= Lottekorps =

Denmark's volunteer women's military auxiliary unit

The Danish Lottekorps was the volunteer women's auxiliary corps of Denmark from 1946 to 1989. It was similar in function to Finland's Lotta Svärd, the Swedish Women's Voluntary Defence Organization, Estonia's Naiskodukaitse, and Norway's Norges Lotteforbund.

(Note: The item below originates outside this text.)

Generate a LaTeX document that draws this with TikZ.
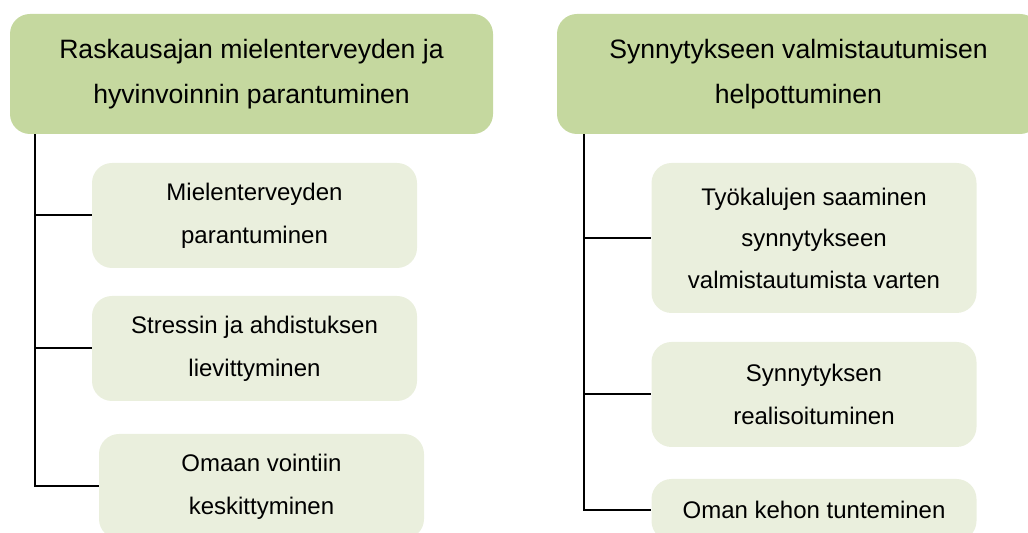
\documentclass[tikz,border=0pt]{standalone}
\usepackage{fontspec}
\setmainfont{Liberation Sans}
\definecolor{mainfill}{RGB}{197,216,159}
\definecolor{subfill}{RGB}{234,239,221}
\tikzset{%
  % Specifications for style of nodes:
          base/.style = {rectangle, rounded corners=10pt, draw=none, align=center},
       mainbox/.style = {base, fill=mainfill, minimum width=241.5pt, minimum height=60pt,
                         font=\fontsize{13.3}{22.5}\selectfont},
        subbox/.style = {base, fill=subfill, minimum width=162.5pt, minimum height=52.5pt,
                         font=\fontsize{12}{21.5}\selectfont},
          link/.style = {draw=black, line width=1pt},
}
\begin{document}
\begin{tikzpicture}[x=0.5pt, y=-0.5pt]
  \useasboundingbox (0,0) rectangle (1028,533);
  \begin{scope}
  \clip (0,0) rectangle (1028,533);
  % Specification of nodes (position, etc.)
  \node (mental)   [mainbox] at (251.5,74) {Raskausajan mielenterveyden ja\\hyvinvoinnin parantuminen};
  \node (birth)    [mainbox] at (798.5,74) {Synnytykseen valmistautumisen\\helpottuminen};

  \node (mhealth)  [subbox] at (254.5,215.5) {Mielenterveyden\\parantuminen};
  \node (stress)   [subbox] at (254.5,348.5) {Stressin ja ahdistuksen\\lievittyminen};
  \node (focus)    [subbox] at (261.5,486.5) {Omaan vointiin\\keskittyminen};

  \node (tools)    [subbox, minimum height=75pt, font=\fontsize{12}{20.75}\selectfont] at (814,238) {Työkalujen saaminen\\synnytykseen\\valmistautumista varten};
  \node (real)     [subbox] at (814,394.5) {Synnytyksen\\realisoituminen};
  \node (body)     [subbox, minimum height=31pt] at (814,510) {Oman kehon tunteminen};

  \coordinate (ltrunk) at ([xshift=12.5pt]mental.south west);
  \coordinate (rtrunk) at ([xshift=13.5pt]birth.south west);

  \draw[link]     (ltrunk) |- (focus.west);
  \draw[link]     (ltrunk |- mhealth.west) -- (mhealth.west);
  \draw[link]     (ltrunk |- stress.west) -- (stress.west);
  \draw[link]     (rtrunk) |- (body.west);
  \draw[link]     (rtrunk |- tools.west) -- (tools.west);
  \draw[link]     (rtrunk |- real.west) -- (real.west);
  \end{scope}
\end{tikzpicture}
\end{document}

In January 1944 the Danish Women's Aid Service was created in Stockholm, inspired by the Swedish Lotte Corps, and led by General Knudtzon. Its purpose was to take over sanitation, office work, field kitchens and the signals services normally performed by men in the Danish Landstorm (the precursor to the Home Guard) so that they could instead focus on combat duties as part of the Danish Brigade in Sweden. On 9 April 1946, the Lottekorps itself was formed, with many of its members being from the previous organization that served with the Brigade. It took its name from Johan Ludvig Runeberg's poem about the Lotta Svärd and was led by Mrs. Ingrid Dreyer from 1946 to 1950. On 22 June 1946 the Women's Auxiliary Marine Corps was created. The Lottes were incorporated into the Home Guard in 1951, and in 1953 a branch was formed for the Royal Danish Air Force. The Lottekorps was disbanded in 1989 when women were fully integrated into the Home Guard.